Parmi les changements notables introduits par cette réforme figure l’instauration d’une “co-présidence”, composée d’un “co-président” et d’une “co-présidente” qui seraient désignés tous les six ans, et non plus tous les cinq ans comme c’est le cas actuellement. Cette mesure semble taillée sur mesure pour permettre à Daniel Ortega et son épouse Rosario Murillo de se maintenir au sommet de l’État.

Daniel Ortega, ancien guérillero sandiniste âgé de 78 ans, dirige le Nicaragua depuis 2007. Son gouvernement est accusé par la communauté internationale, notamment les États-Unis et l’Union européenne, d’avoir instauré un régime autoritaire qui muselle toute opposition et bafoue les droits de l’homme.

Répression des opposants et exil forcé

La réforme prévoit également des mesures punitives à l’encontre des opposants au régime. Ainsi, les personnes considérées comme “traîtres à la patrie” seront déchues de leur nationalité nicaraguayenne. Cette disposition fait écho à la vague de répression qui a suivi les manifestations anti-gouvernementales de 2018. Selon des sources proches du dossier, environ 450 opposants, journalistes, hommes d’affaires et membres du clergé ont été expulsés du pays et privés de leur nationalité.
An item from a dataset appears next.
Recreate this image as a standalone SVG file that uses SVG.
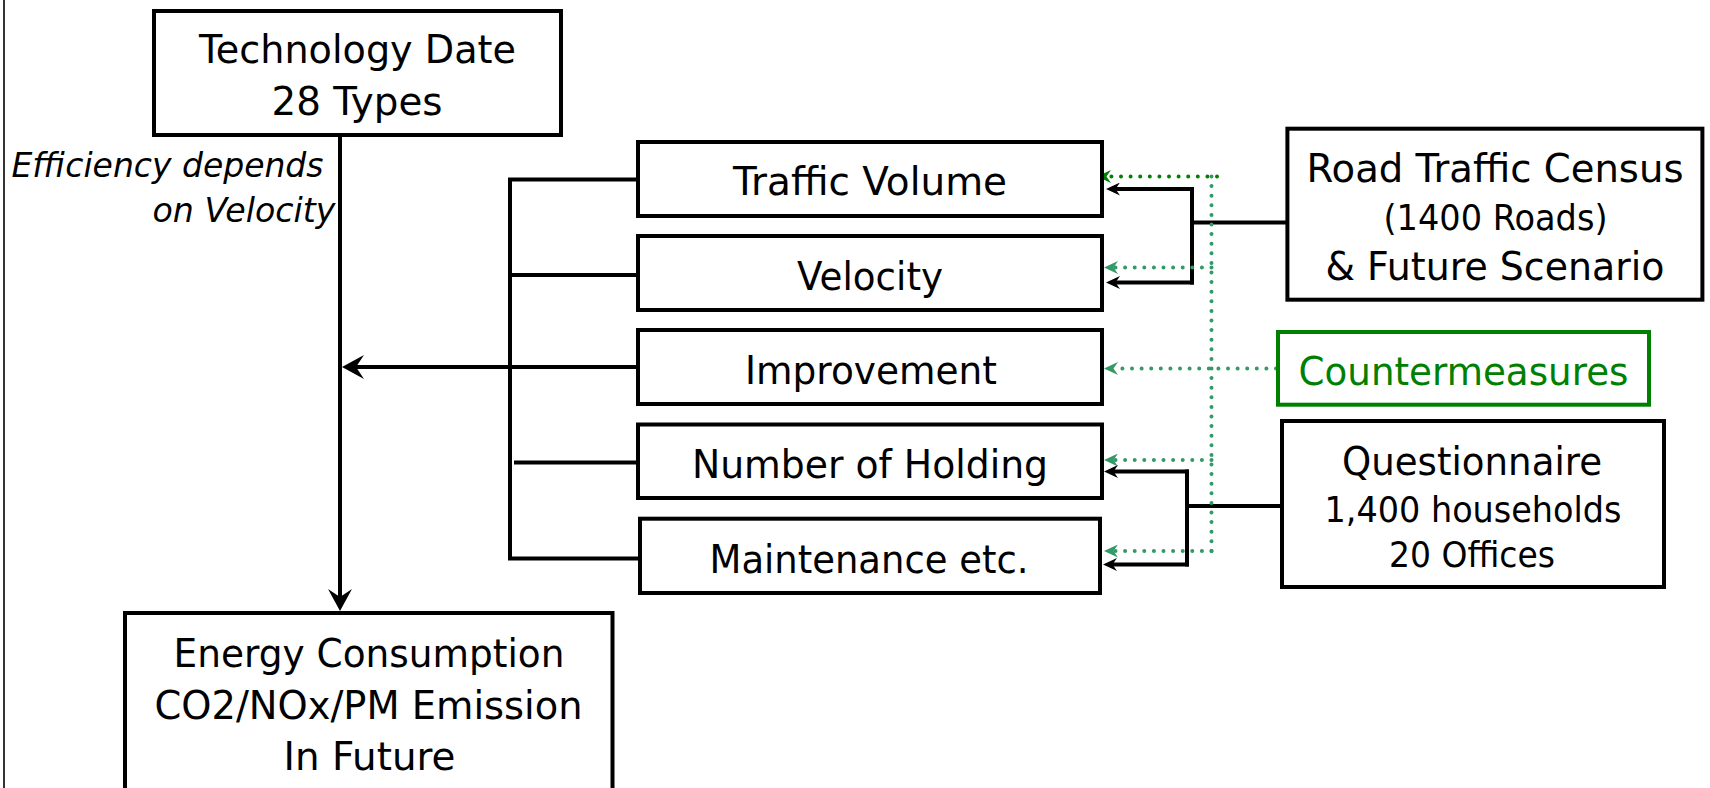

Le couple présidentiel accuse l’Église catholique, les médias indépendants et les ONG d’avoir soutenu ce qu’il considère comme une tentative de coup d’État orchestrée par Washington. Depuis, plus de 278 journalistes ont dû s’exiler, principalement au Costa Rica et aux États-Unis, tandis qu’une cinquantaine de religieux ont été envoyés à l’étranger, en particulier au Vatican.
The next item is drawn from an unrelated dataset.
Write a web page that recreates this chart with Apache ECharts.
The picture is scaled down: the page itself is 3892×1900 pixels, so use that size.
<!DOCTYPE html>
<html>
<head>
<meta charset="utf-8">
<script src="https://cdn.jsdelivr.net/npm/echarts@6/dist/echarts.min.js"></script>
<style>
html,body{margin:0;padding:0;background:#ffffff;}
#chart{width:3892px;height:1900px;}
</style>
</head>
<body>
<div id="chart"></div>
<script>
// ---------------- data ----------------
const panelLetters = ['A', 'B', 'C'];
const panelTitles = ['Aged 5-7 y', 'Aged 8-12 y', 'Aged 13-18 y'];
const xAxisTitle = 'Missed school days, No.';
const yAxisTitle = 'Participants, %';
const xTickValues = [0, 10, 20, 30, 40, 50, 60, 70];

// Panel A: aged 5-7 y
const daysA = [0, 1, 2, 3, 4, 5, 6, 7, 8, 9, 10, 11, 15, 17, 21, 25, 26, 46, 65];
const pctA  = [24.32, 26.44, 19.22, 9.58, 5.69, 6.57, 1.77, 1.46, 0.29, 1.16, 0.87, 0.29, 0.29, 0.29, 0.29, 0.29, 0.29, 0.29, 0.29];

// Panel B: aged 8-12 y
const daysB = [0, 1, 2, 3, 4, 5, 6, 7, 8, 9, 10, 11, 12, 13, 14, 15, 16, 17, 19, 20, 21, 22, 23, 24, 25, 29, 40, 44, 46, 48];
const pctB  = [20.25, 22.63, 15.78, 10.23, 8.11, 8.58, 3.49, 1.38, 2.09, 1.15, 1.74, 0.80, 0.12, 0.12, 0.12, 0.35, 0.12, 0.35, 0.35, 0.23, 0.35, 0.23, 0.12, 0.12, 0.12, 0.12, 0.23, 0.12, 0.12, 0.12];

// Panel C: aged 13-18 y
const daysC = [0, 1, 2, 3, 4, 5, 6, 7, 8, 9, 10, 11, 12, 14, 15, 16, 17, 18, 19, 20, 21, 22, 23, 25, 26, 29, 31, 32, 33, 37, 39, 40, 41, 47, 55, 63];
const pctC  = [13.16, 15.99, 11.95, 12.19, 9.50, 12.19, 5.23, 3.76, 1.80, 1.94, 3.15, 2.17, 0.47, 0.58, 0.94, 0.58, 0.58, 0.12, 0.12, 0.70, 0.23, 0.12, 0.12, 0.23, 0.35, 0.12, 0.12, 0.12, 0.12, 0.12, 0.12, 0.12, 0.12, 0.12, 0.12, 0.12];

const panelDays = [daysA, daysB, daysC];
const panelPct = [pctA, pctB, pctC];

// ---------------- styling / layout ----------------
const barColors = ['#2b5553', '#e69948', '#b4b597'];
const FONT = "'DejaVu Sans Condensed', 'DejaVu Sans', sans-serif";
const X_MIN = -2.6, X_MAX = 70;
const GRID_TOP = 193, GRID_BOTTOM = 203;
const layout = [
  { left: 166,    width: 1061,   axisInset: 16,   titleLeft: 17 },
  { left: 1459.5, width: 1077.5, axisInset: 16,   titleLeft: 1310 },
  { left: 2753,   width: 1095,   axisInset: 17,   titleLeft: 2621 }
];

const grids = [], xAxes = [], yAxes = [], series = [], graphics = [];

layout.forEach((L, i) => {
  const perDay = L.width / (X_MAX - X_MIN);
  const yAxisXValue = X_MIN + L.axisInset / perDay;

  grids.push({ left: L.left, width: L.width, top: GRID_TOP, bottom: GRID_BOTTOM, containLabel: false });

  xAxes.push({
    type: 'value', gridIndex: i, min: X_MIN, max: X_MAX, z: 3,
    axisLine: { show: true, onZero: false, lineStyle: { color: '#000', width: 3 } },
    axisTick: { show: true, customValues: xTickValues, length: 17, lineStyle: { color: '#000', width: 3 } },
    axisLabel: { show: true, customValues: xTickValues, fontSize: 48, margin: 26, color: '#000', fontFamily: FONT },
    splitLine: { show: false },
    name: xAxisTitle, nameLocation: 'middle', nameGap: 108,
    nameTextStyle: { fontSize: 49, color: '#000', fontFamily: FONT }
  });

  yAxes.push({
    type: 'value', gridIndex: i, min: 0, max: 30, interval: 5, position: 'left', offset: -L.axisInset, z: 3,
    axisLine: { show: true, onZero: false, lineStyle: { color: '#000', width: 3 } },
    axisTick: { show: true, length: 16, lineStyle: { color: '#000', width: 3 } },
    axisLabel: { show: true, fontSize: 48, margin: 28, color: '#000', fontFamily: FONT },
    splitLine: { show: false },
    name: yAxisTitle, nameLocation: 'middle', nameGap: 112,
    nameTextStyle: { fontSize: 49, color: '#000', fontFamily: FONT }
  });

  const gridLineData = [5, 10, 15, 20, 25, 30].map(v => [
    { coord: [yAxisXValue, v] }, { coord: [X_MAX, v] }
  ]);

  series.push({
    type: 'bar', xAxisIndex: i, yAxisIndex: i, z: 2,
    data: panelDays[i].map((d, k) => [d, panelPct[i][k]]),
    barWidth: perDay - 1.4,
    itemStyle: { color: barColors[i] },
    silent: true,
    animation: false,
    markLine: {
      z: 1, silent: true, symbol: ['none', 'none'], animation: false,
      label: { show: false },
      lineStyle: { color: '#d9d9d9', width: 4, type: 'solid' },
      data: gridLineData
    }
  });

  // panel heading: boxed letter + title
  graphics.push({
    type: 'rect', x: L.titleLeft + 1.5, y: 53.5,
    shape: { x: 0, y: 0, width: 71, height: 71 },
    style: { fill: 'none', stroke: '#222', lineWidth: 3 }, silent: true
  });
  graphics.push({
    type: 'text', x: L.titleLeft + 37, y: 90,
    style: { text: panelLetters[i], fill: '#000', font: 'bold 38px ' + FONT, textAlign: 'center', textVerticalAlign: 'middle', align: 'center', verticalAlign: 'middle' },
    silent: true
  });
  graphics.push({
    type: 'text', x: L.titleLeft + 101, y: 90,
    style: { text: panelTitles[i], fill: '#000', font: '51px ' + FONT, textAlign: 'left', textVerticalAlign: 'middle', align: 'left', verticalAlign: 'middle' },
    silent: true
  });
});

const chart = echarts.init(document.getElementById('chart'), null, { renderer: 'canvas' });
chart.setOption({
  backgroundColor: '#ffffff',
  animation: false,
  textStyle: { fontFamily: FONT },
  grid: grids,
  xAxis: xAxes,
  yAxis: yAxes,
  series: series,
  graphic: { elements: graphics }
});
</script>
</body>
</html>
Contrôle accru sur les médias et la société civile

Le projet de réforme prévoit également un contrôle renforcé sur les médias. L’État sera chargé de veiller à ce que les organes de presse ne soient pas “soumis à des intérêts étrangers” et ne diffusent pas de “fausses nouvelles”. Cette mesure fait craindre une nouvelle atteinte à la liberté de la presse déjà fortement malmenée dans le pays.
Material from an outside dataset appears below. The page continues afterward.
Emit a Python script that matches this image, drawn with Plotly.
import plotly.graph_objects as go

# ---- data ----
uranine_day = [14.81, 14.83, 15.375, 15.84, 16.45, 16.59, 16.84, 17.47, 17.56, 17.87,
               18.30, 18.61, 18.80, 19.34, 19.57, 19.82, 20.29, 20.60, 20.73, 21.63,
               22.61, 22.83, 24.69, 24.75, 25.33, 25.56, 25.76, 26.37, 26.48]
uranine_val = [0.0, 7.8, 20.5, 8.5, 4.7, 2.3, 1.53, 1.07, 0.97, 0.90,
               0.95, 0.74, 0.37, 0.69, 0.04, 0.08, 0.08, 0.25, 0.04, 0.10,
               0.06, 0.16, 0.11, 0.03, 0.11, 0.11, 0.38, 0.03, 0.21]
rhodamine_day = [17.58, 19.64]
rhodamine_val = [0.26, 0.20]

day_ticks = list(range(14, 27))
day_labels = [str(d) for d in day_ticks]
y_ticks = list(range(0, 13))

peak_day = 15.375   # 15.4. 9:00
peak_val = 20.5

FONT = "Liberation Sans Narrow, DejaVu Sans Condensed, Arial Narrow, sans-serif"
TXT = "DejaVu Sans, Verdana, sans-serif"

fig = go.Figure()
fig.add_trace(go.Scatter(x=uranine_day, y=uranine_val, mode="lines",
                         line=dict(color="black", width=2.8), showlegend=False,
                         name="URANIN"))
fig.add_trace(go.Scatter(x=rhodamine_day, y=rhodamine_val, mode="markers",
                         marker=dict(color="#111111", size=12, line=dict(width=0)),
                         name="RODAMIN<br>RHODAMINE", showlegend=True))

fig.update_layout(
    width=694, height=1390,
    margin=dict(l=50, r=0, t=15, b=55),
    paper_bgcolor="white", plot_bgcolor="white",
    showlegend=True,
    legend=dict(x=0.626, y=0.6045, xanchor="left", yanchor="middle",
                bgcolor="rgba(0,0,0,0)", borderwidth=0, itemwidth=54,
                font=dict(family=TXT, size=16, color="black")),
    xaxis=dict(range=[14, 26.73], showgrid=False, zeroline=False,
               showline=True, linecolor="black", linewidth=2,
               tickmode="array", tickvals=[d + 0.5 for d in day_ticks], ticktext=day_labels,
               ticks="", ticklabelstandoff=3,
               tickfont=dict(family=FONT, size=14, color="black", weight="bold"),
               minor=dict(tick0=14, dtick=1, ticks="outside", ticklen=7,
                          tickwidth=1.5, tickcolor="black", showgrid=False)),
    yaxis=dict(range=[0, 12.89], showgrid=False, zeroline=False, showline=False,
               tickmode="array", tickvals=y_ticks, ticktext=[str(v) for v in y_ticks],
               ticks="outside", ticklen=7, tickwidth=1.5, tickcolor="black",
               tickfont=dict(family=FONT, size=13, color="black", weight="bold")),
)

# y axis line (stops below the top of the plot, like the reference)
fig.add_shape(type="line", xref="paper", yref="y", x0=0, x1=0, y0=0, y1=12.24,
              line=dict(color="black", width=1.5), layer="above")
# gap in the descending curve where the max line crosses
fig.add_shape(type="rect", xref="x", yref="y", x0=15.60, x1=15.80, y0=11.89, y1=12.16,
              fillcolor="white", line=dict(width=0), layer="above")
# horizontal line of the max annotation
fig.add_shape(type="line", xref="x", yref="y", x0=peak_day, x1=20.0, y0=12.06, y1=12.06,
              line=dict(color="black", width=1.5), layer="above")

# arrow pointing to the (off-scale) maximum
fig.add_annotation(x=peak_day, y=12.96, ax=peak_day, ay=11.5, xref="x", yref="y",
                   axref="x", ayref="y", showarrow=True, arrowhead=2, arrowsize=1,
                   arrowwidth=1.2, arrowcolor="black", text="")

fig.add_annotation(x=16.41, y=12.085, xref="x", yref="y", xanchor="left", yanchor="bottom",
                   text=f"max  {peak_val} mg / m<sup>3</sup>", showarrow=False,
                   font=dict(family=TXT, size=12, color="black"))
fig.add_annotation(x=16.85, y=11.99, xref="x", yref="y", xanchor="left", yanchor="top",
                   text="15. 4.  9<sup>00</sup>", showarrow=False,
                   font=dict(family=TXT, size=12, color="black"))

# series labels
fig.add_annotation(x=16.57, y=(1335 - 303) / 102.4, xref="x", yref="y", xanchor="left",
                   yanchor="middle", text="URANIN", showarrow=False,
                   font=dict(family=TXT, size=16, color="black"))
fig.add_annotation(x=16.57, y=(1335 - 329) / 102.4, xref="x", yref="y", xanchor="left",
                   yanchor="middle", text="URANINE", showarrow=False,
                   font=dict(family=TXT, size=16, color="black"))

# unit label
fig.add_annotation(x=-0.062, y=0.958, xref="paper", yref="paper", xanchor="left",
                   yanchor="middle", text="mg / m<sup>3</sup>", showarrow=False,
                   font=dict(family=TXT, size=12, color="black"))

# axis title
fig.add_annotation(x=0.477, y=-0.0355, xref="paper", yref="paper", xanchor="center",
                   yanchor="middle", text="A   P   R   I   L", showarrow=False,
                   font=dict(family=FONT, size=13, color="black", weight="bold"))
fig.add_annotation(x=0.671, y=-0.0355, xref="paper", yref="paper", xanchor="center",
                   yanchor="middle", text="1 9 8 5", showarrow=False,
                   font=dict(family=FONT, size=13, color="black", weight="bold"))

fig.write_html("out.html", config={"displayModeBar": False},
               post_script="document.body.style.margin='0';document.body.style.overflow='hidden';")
En outre, le gouvernement envisage de créer une “police volontaire” composée de civils pour épauler les forces de sécurité. Lors des manifestations de 2018, des hommes armés et cagoulés étaient déjà intervenus pour réprimer violemment les protestations étudiantes, contraignant des milliers de Nicaraguayens à prendre le chemin de l’exil.

Vers un Nicaragua “révolutionnaire” sous la coupe du FSLN

Enfin, la réforme entend définir le Nicaragua comme un État “révolutionnaire” et intégrer les symboles du FSLN, comme son drapeau rouge et noir, parmi les emblèmes nationaux. Cette disposition consacre un peu plus la mainmise du parti sandiniste sur les institutions et la société nicaraguayenne.

Cette réforme constitutionnelle, si elle est adoptée comme prévu par l’Assemblée nationale, risque de renforcer la dérive autoritaire du régime Ortega-Murillo et d’exacerber les tensions dans un pays déjà profondément divisé. La communauté internationale, qui a multiplié les sanctions à l’encontre du gouvernement nicaraguayen, suivra avec attention l’évolution de la situation, craignant une nouvelle vague de répression et d’exil forcé des voix dissidentes.